Jackie at 16
At 16, Jacqueline Kennedy had a sophisticated wit, and was a surprisingly stylish writer as well.
And that was just in letters to her then-boyfriend. No wonder he kept them!
At 16, Jacqueline Kennedy had a sophisticated wit, and was a surprisingly stylish writer as well.
And that was just in letters to her then-boyfriend. No wonder he kept them!
Long ago, somewhere, I read or heard a story — perhaps apocryphal — about the young Jackie Bouvier, who was dancing at some elegant function with some significant personage when her underpants fell down unexpectedly from under her gown and settled around her ankles. As the story had it, she simply smiled, stepped out of them, and kept dancing. Poise few could muster!

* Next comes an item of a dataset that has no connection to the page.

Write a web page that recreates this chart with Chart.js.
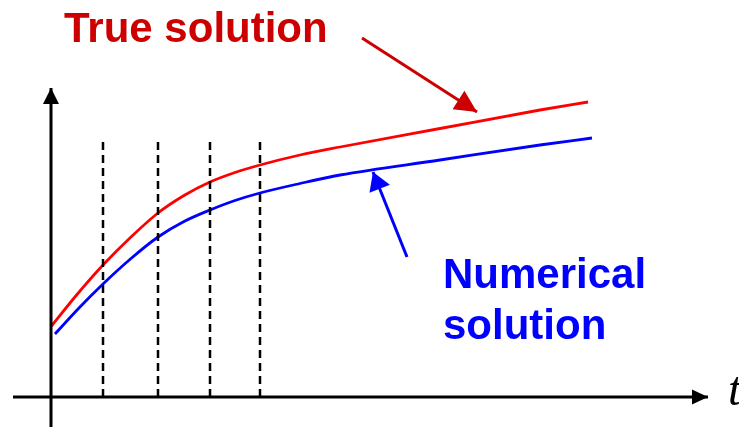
<!DOCTYPE html>
<html>
<head>
<meta charset="utf-8">
<script src="https://cdn.jsdelivr.net/npm/chart.js@4"></script>
<style>
  html, body { margin: 0; padding: 0; background: #ffffff; }
  #wrap { width: 739px; height: 429px; position: relative; }
</style>
</head>
<body>
<div id="wrap"><canvas id="c"></canvas></div>
<script>
// ---- data (t, y in diagram units; origin at the axes' crossing) ----
const T_TRUE   = [0.05, 2.6, 5.2, 8.0, 10.7, 13.3, 15.9, 18.4, 20.9, 24.9, 28.9, 38.9, 48.9, 53.7];
const Y_TRUE   = [7.1, 10.25, 13.2, 16.0, 18.4, 20.15, 21.5, 22.45, 23.2, 24.2, 25.0, 26.85, 28.7, 29.5];
const T_NUM    = [0.4, 2.8, 5.2, 8.0, 10.7, 13.3, 15.9, 18.4, 20.9, 24.9, 28.9, 38.9, 48.9, 54.1];
const Y_NUM    = [6.3, 8.9, 11.3, 13.85, 16.0, 17.55, 18.7, 19.65, 20.4, 21.35, 22.2, 23.7, 25.2, 25.9];
const STEP_T   = [5.2, 10.7, 15.9, 20.9];   // dashed step markers
const STEP_TOP = 25.5;
const X_AXIS   = { t: [-3.8, 65.7], y: [0, 0] };
const Y_AXIS   = { t: [0, 0], y: [-3.0, 30.9] };
const ARROW_TRUE = { t: [31.1, 42.6], y: [35.9, 28.5] };
const ARROW_NUM  = { t: [35.6, 32.2], y: [14.0, 22.5] };
const LABELS = [
  { text: 'True solution', t: 1.3,  y: 35.5, color: '#cc0000', font: 'bold 42px "Liberation Sans", Arial, sans-serif' },
  { text: 'Numerical',     t: 39.2, y: 10.9, color: '#0000ff', font: 'bold 42px "Liberation Sans", Arial, sans-serif' },
  { text: 'solution',      t: 39.2, y: 5.8,  color: '#0000ff', font: 'bold 42px "Liberation Sans", Arial, sans-serif' },
  { text: 't',             t: 67.7, y: -0.8, color: '#000000', font: 'italic 48px "Liberation Serif", "Times New Roman", serif' }
];

const pts = (ts, ys) => ts.map((t, i) => ({ x: t, y: ys[i] }));

const datasets = [];
STEP_T.forEach(t => datasets.push({
  data: [{ x: t, y: 0 }, { x: t, y: STEP_TOP }],
  borderColor: '#000000', borderWidth: 2.5, borderDash: [8, 5], showLine: true
}));
datasets.push({ data: pts(X_AXIS.t, X_AXIS.y), borderColor: '#000000', borderWidth: 3, showLine: true, arrow: { len: 16, half: 7.5, color: '#000000' } });
datasets.push({ data: pts(Y_AXIS.t, Y_AXIS.y), borderColor: '#000000', borderWidth: 3, showLine: true, arrow: { len: 16, half: 8, color: '#000000' } });
datasets.push({ data: pts(T_TRUE, Y_TRUE), borderColor: '#ff0000', borderWidth: 2.8, showLine: true, cubicInterpolationMode: 'monotone' });
datasets.push({ data: pts(T_NUM, Y_NUM), borderColor: '#0000ff', borderWidth: 2.8, showLine: true, cubicInterpolationMode: 'monotone' });
datasets.push({ data: pts(ARROW_TRUE.t, ARROW_TRUE.y), borderColor: '#cc0000', borderWidth: 3, showLine: true, arrow: { len: 22, half: 11, color: '#cc0000' } });
datasets.push({ data: pts(ARROW_NUM.t, ARROW_NUM.y), borderColor: '#0000ff', borderWidth: 3, showLine: true, arrow: { len: 18, half: 11, color: '#0000ff' } });

const decorPlugin = {
  id: 'decor',
  afterDatasetsDraw(chart) {
    const ctx = chart.ctx;
    const xs = chart.scales.x, ys = chart.scales.y;
    ctx.save();
    chart.data.datasets.forEach(ds => {
      if (!ds.arrow) return;
      const n = ds.data.length;
      const a = ds.data[n - 2], b = ds.data[n - 1];
      const x1 = xs.getPixelForValue(a.x), y1 = ys.getPixelForValue(a.y);
      const x2 = xs.getPixelForValue(b.x), y2 = ys.getPixelForValue(b.y);
      const ang = Math.atan2(y2 - y1, x2 - x1);
      const L = ds.arrow.len, H = ds.arrow.half;
      const bx = x2 - L * Math.cos(ang), by = y2 - L * Math.sin(ang);
      ctx.beginPath();
      ctx.moveTo(x2, y2);
      ctx.lineTo(bx - H * Math.sin(ang), by + H * Math.cos(ang));
      ctx.lineTo(bx + H * Math.sin(ang), by - H * Math.cos(ang));
      ctx.closePath();
      ctx.fillStyle = ds.arrow.color;
      ctx.fill();
    });
    LABELS.forEach(l => {
      ctx.font = l.font;
      ctx.fillStyle = l.color;
      ctx.textAlign = 'left';
      ctx.textBaseline = 'alphabetic';
      ctx.fillText(l.text, xs.getPixelForValue(l.t), ys.getPixelForValue(l.y));
    });
    ctx.restore();
  }
};

new Chart(document.getElementById('c'), {
  type: 'scatter',
  data: { datasets },
  options: {
    responsive: true,
    maintainAspectRatio: false,
    animation: false,
    layout: { padding: 0 },
    elements: { point: { radius: 0, hoverRadius: 0 }, line: { borderCapStyle: 'butt' } },
    plugins: { legend: { display: false }, tooltip: { enabled: false } },
    scales: {
      x: { type: 'linear', display: false, min: -5.1, max: 68.8 },
      y: { type: 'linear', display: false, min: -3.2, max: 39.7 }
    }
  },
  plugins: [decorPlugin]
});
</script>
</body>
</html>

A childhood friend worked at the Kennedy compound one summer. Jackie was the only adult Kennedy for which he had a good opinion. [Perhaps because she married into the clan.]

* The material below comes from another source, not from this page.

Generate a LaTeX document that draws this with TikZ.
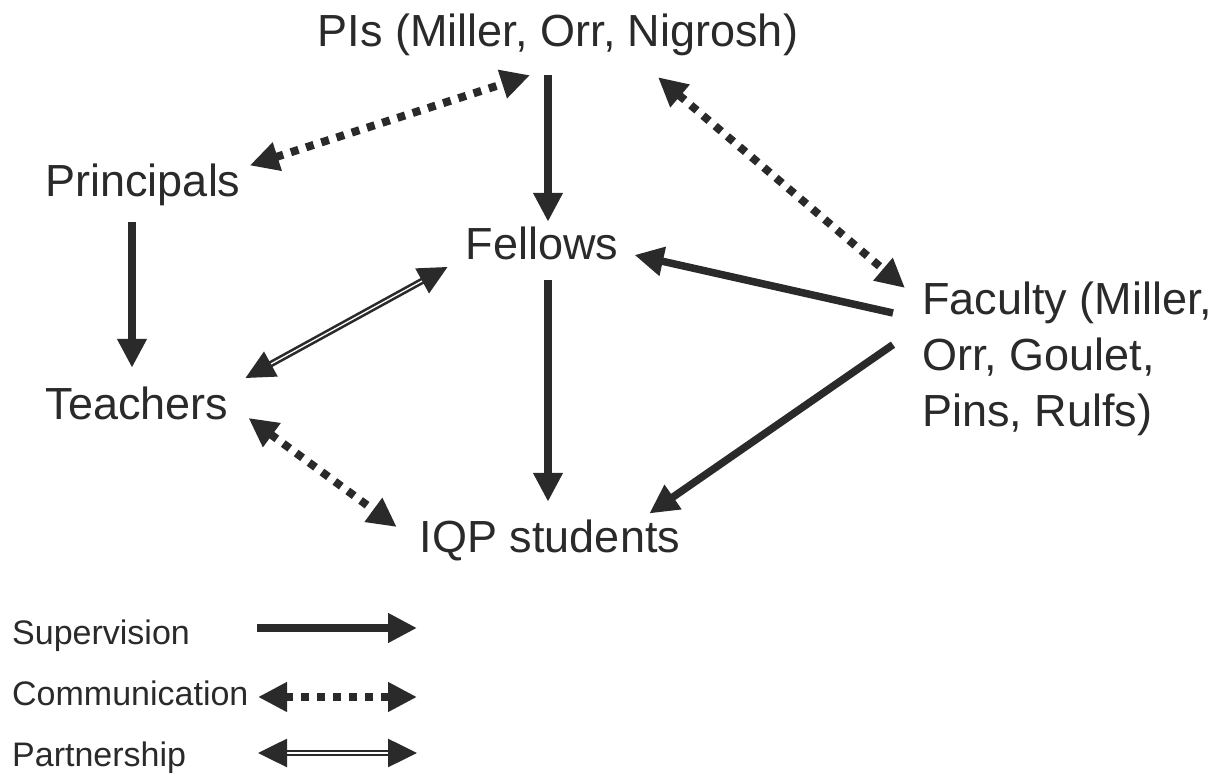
\documentclass[tikz,border=0pt]{standalone}
\usepackage{fontspec}
\setmainfont{Liberation Sans}
\usetikzlibrary{arrows.meta,positioning}
\definecolor{ink}{RGB}{42,42,42}

\begin{document}
\begin{tikzpicture}[
	x = 1pt, y = 1pt,
	every node/.style = {inner sep=0, text=ink},
	role/.style = {font=\fontsize{45}{56}\selectfont, text height=33pt, text depth=10pt, anchor=base},
	key/.style = {font=\fontsize{34}{40}\selectfont, anchor=base west},
	supervise/.style = {draw=ink, line width=7.5pt, -{Triangle[length=29pt, width=28pt]}},
	talk/.style = {draw=ink, line width=8pt, dash pattern=on 8pt off 8pt, {Triangle[length=29pt, width=28pt]}-{Triangle[length=29pt, width=28pt]}},
	partner/.style = {draw=ink, line width=2.6pt, double=white, double distance=1.3pt, {Triangle[length=29pt, width=28pt]}-{Triangle[length=29pt, width=28pt]}}
]
\useasboundingbox (0,0) rectangle (1227,778);

\node [role] (pis) at (558,731) {PIs (Miller, Orr, Nigrosh)};
\node [role] (prin) at (143,581) {Principals};
\node [role] (fel) at (542,518) {Fellows};
\node [role] (teach) at (137,358) {Teachers};
\node [role] (iqp) at (550,225) {IQP students};
\node [font=\fontsize{45}{56}\selectfont, align=left, anchor=north west] (fac) at (922,496)
	{Faculty (Miller,\\Orr, Goulet,\\Pins, Rulfs)};

\draw [supervise] ([shift={(-10,-18)}]pis.south) -- ([shift={(6,5)}]fel.north);
\draw [supervise] ([shift={(6,-10)}]fel.south) -- ([shift={(-2,18)}]iqp.north);
\draw [supervise] ([shift={(-11,-15)}]prin.south) -- ([shift={(-5,19)}]teach.north);
\draw [supervise] ([shift={(-29,-31)}]fac.north west) -- ([shift={(16,-6.5)}]fel.east);
\draw [supervise] ([shift={(-29,14.5)}]fac.west) -- ([shift={(-31,28)}]iqp.east);

\draw [talk] ([shift={(9,20)}]prin.east) -- ([shift={(-28,-18)}]pis.south);
\draw [talk] ([shift={(100,-20)}]pis.south) -- ([shift={(-17,-6)}]fac.north west);
\draw [talk] ([shift={(20,-9.5)}]teach.east) -- ([shift={(-23,14.5)}]iqp.west);

\draw [partner] ([shift={(17,30.5)}]teach.east) -- ([shift={(-18,-18.5)}]fel.west);

\node [key] (sup) at (12,133) {Supervision};
\node [key] (com) at (12,72) {Communication};
\node [key] (par) at (12,11) {Partnership};
\coordinate (supA) at (257,150);
\coordinate (supB) at (417,150);
\coordinate (comA) at (258,81);
\coordinate (comB) at (417,81);
\coordinate (parA) at (258,25);
\coordinate (parB) at (417,25);
\draw [supervise] (supA) -- (supB);
\draw [talk] (comA) -- (comB);
\draw [partner] (parA) -- (parB);
\end{tikzpicture}
\end{document}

And then she married John. Intellect and style can be the least part of what motivates people’s decisions.
And then she married Aristotle. Intellect and style can be the least part of what motivates people’s decisions.
Through the glass darkly, I see a tragic figure. Ms. Bouvier was a bright firefly caught in a spider’s web the moment she became the bride of a Kennedy.